Cramer says Nvidia should be allowed to sell AI chips in China as H200 approvals remain unresolved
The Facts
- Jim Cramer said Nvidia should be allowed to sell artificial intelligence chips in China.
- Cramer argued that restricting Nvidia's sales could push Chinese companies to develop more homegrown chip alternatives.
- The U.S. has cleared about 10 Chinese firms to buy Nvidia's H200 AI chips.
- No H200 deliveries to those approved Chinese buyers had taken place at the time of the reports.
- Nvidia CEO Jensen Huang joined President Donald Trump's trip to Beijing as Nvidia sought progress on chip sales in China.
- The issue matters because Nvidia's access to China is being shaped by U.S.-China technology tensions and export controls, even where U.S. approvals have been granted.
- A key unresolved issue is whether approvals will translate into actual shipments, as trade talks in Beijing did not produce a major breakthrough on chip exports.
How left and right are reading this
- Both agree
- Approvals alone have not resolved Nvidia’s China business: despite U.S. clearance for some Chinese buyers and high-level lobbying, no H200 shipments had occurred, showing that export controls and broader U.S.-China tensions still govern what happens in practice.
- They split on
- Less a disagreement than a question of emphasis: the strategic risk that restricting Nvidia could speed China’s homegrown chip development, versus the immediate credibility gap between formal U.S. approvals and the absence of actual deliveries.
Context
What did Cramer say about Nvidia selling chips in China?
Cramer said Nvidia should be allowed to sell AI chips in China and argued that keeping Chinese firms dependent on U.S. technology would be better than forcing them to build competing products CNBC.

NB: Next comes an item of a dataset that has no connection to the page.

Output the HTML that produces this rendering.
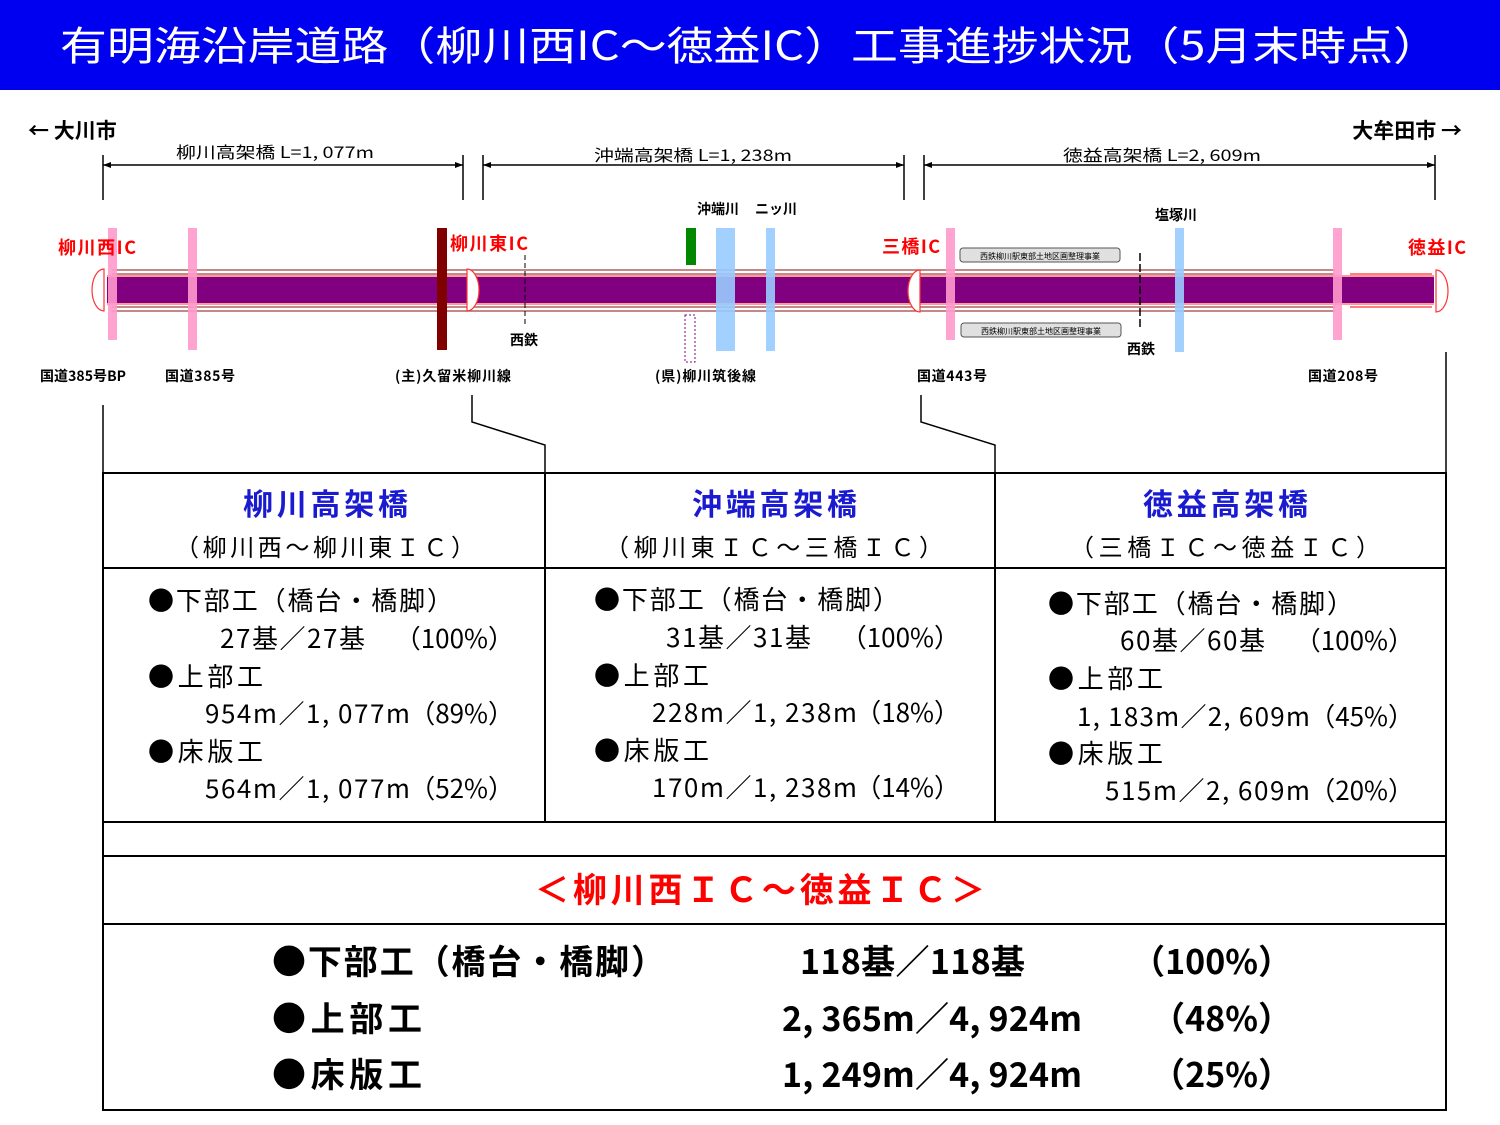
<!DOCTYPE html>
<html><head><meta charset="utf-8"><style>
html,body{margin:0;padding:0;background:#fff}
svg{display:block}
text{font-family:"Noto Sans CJK JP","Liberation Sans",sans-serif}
</style></head><body>
<svg width="1500" height="1125" viewBox="0 0 1500 1125" xmlns="http://www.w3.org/2000/svg">
<rect x="0" y="0" width="1500" height="90" fill="#0000f0"/>
<text x="60" y="60" font-size="40" fill="#fff" textLength="1380" lengthAdjust="spacingAndGlyphs">有明海沿岸道路（柳川西IC～徳益IC）工事進捗状況（5月末時点）</text>

<text x="28" y="138" font-size="21" font-weight="bold">← 大川市</text>
<text x="1462" y="138" font-size="21" font-weight="bold" text-anchor="end">大牟田市 →</text>

<g stroke="#000" stroke-width="1.5" fill="none">
<line x1="103" y1="165" x2="463" y2="165"/><line x1="103" y1="155" x2="103" y2="200"/><line x1="463" y1="155" x2="463" y2="200"/>
<line x1="483" y1="165" x2="904" y2="165"/><line x1="483" y1="155" x2="483" y2="200"/><line x1="904" y1="155" x2="904" y2="200"/>
<line x1="924" y1="165" x2="1435" y2="165"/><line x1="924" y1="155" x2="924" y2="200"/><line x1="1435" y1="155" x2="1435" y2="200"/>
</g>
<g fill="#000"><path d="M103,165 l8,-3 v6z M463,165 l-8,-3 v6z M483,165 l8,-3 v6z M904,165 l-8,-3 v6z M924,165 l8,-3 v6z M1435,165 l-8,-3 v6z"/></g>
<text x="176" y="158" font-size="16" textLength="198" lengthAdjust="spacingAndGlyphs">柳川高架橋 L=1, 077m</text>
<text x="594" y="161" font-size="16" textLength="198" lengthAdjust="spacingAndGlyphs">沖端高架橋 L=1, 238m</text>
<text x="1063" y="161" font-size="16" textLength="198" lengthAdjust="spacingAndGlyphs">徳益高架橋 L=2, 609m</text>

<g stroke="#b06060" stroke-width="1.5">
<line x1="112" y1="270" x2="1335" y2="270"/><line x1="112" y1="274" x2="1335" y2="274"/>
<line x1="112" y1="307" x2="1335" y2="307"/><line x1="112" y1="311" x2="1335" y2="311"/>
</g>
<g stroke="#f33" stroke-width="1.2" fill="none">
<line x1="1350" y1="274" x2="1432" y2="274"/><line x1="1350" y1="307" x2="1432" y2="307"/>
</g>
<rect x="107" y="277" width="1327" height="26" fill="#800080"/>
<line x1="107" y1="276" x2="1434" y2="276" stroke="#f33"/><line x1="107" y1="304" x2="1434" y2="304" stroke="#f33"/>
<g stroke="#f33" stroke-width="1.2" fill="#fff">
<path d="M104,269 A12,21 0 0 0 104,311 Z"/>
<path d="M467,269 A12,21 0 0 1 467,311 Z"/>
<path d="M920,270 A12,21 0 0 0 920,312 Z"/>
<path d="M1436,270 A12,21 0 0 1 1436,312 Z"/>
</g>

<rect x="108" y="228" width="9" height="112" fill="#f9c" opacity="0.9"/>
<rect x="188" y="228" width="9" height="122" fill="#f9c" opacity="0.9"/>
<rect x="437" y="228" width="10" height="122" fill="#800000"/>
<rect x="686" y="228" width="10" height="37" fill="#080"/>
<rect x="716" y="228" width="19" height="123" fill="#9cf" opacity="0.9"/>
<rect x="766" y="228" width="9" height="123" fill="#9cf" opacity="0.9"/>
<rect x="685" y="315" width="10" height="47" fill="none" stroke="#808" stroke-dasharray="2,2"/>
<rect x="946" y="228" width="9" height="112" fill="#f9c" opacity="0.9"/>
<rect x="1175" y="228" width="9" height="124" fill="#9cf" opacity="0.9"/>
<rect x="1333" y="228" width="9" height="112" fill="#f9c" opacity="0.9"/>
<line x1="525" y1="255" x2="525" y2="325" stroke="#000" stroke-dasharray="5,3"/>
<line x1="1140" y1="253" x2="1140" y2="327" stroke="#000" stroke-width="1.5" stroke-dasharray="8,3"/>
<rect x="960" y="248" width="160" height="14" rx="3" fill="#e0e0e0" stroke="#555"/>
<rect x="961" y="323" width="160" height="14" rx="3" fill="#e0e0e0" stroke="#555"/>
<text x="1040" y="259" font-size="8" text-anchor="middle">西鉄柳川駅東部土地区画整理事業</text>
<text x="1041" y="334" font-size="8" text-anchor="middle">西鉄柳川駅東部土地区画整理事業</text>

<g font-size="18" font-weight="bold" fill="#f00">
<text x="58" y="254" textLength="78">柳川西IC</text><text x="450" y="250" textLength="78">柳川東IC</text>
<text x="882" y="253" textLength="58">三橋IC</text><text x="1408" y="254" textLength="58">徳益IC</text>
</g>
<g font-size="14" font-weight="bold">
<text x="697" y="214">沖端川</text><text x="755" y="214">ニッ川</text>
<text x="1155" y="220">塩塚川</text>
<text x="510" y="345">西鉄</text><text x="1127" y="354">西鉄</text>
<text x="40" y="381" textLength="86">国道385号BP</text><text x="165" y="381" textLength="70">国道385号</text>
<text x="395" y="381" textLength="116">(主)久留米柳川線</text><text x="655" y="381" textLength="101">(県)柳川筑後線</text>
<text x="917" y="381" textLength="70">国道443号</text><text x="1308" y="381" textLength="70">国道208号</text>
</g>

<g stroke="#000" stroke-width="1.5" fill="none">
<polyline points="103,405 103,473"/>
<polyline points="472,395 472,422 545,445 545,473"/>
<polyline points="921,395 921,422 995,445 995,473"/>
<polyline points="1446,352 1446,473"/>
</g>
<g stroke="#000" stroke-width="2" fill="none">
<rect x="103" y="473" width="1343" height="637"/>
<line x1="103" y1="568" x2="1446" y2="568"/>
<line x1="103" y1="822" x2="1446" y2="822"/>
<line x1="103" y1="856" x2="1446" y2="856"/>
<line x1="103" y1="924" x2="1446" y2="924"/>
<line x1="545" y1="473" x2="545" y2="822"/>
<line x1="995" y1="473" x2="995" y2="822"/>
</g>
<g font-size="30" font-weight="bold" fill="#1a1ad0">
<text x="243" y="515" textLength="165">柳川高架橋</text><text x="692" y="515" textLength="165">沖端高架橋</text><text x="1143" y="515" textLength="165">徳益高架橋</text>
</g>
<g font-size="24">
<text x="175" y="556" textLength="300">（柳川西～柳川東ＩＣ）</text><text x="605" y="556" textLength="338">（柳川東ＩＣ～三橋ＩＣ）</text><text x="1070" y="556" textLength="310">（三橋ＩＣ～徳益ＩＣ）</text>
</g>
<g font-size="26" lengthAdjust="spacingAndGlyphs">
<text x="148" y="610" textLength="305">●下部工（橋台・橋脚）</text>
<text x="220" y="648" textLength="145">27基／27基</text><text x="514" y="648" text-anchor="end">（100%）</text>
<text x="148" y="686" textLength="115">●上部工</text>
<text x="205" y="723" textLength="205">954m／1, 077m</text><text x="514" y="723" text-anchor="end">（89%）</text>
<text x="148" y="761" textLength="115">●床版工</text>
<text x="205" y="798" textLength="205">564m／1, 077m</text><text x="514" y="798" text-anchor="end">（52%）</text>

<text x="594" y="609" textLength="305">●下部工（橋台・橋脚）</text>
<text x="666" y="647" textLength="145">31基／31基</text><text x="960" y="647" text-anchor="end">（100%）</text>
<text x="594" y="685" textLength="115">●上部工</text>
<text x="652" y="722" textLength="205">228m／1, 238m</text><text x="960" y="722" text-anchor="end">（18%）</text>
<text x="594" y="760" textLength="115">●床版工</text>
<text x="652" y="797" textLength="205">170m／1, 238m</text><text x="960" y="797" text-anchor="end">（14%）</text>

<text x="1048" y="613" textLength="305">●下部工（橋台・橋脚）</text>
<text x="1120" y="650" textLength="145">60基／60基</text><text x="1414" y="650" text-anchor="end">（100%）</text>
<text x="1048" y="688" textLength="115">●上部工</text>
<text x="1077" y="726" textLength="233">1, 183m／2, 609m</text><text x="1414" y="726" text-anchor="end">（45%）</text>
<text x="1048" y="763" textLength="115">●床版工</text>
<text x="1105" y="800" textLength="205">515m／2, 609m</text><text x="1414" y="800" text-anchor="end">（20%）</text>
</g>
<text x="535" y="902" font-size="34" font-weight="bold" fill="#f00" textLength="450">＜柳川西ＩＣ～徳益ＩＣ＞</text>
<g font-size="34" font-weight="bold" lengthAdjust="spacingAndGlyphs">
<text x="272" y="974" textLength="393">●下部工（橋台・橋脚）</text>
<text x="800" y="974" textLength="225">118基／118基</text><text x="1292" y="974" text-anchor="end">（100%）</text>
<text x="272" y="1031" textLength="150">●上部工</text>
<text x="782" y="1031" textLength="300">2, 365m／4, 924m</text><text x="1292" y="1031" text-anchor="end">（48%）</text>
<text x="272" y="1087" textLength="150">●床版工</text>
<text x="782" y="1087" textLength="300">1, 249m／4, 924m</text><text x="1292" y="1087" text-anchor="end">（25%）</text>
</g>
</svg>
</body></html>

What is the current status of Nvidia's H200 sales to China?
Reports said the U.S. cleared roughly 10 Chinese companies to buy Nvidia's H200 chips, but no deliveries had been made at the time of publication CNBC,Reuters.
Why is this still unresolved if U.S. approvals were granted?
The broader dispute over semiconductor export controls remains unsettled. Reuters reported shipments had not begun despite U.S. clearance, and U.S. Trade Representative Jamieson Greer said chip export controls were not a major topic in the Beijing talks, suggesting no near-term breakthrough Reuters,Yahoo News.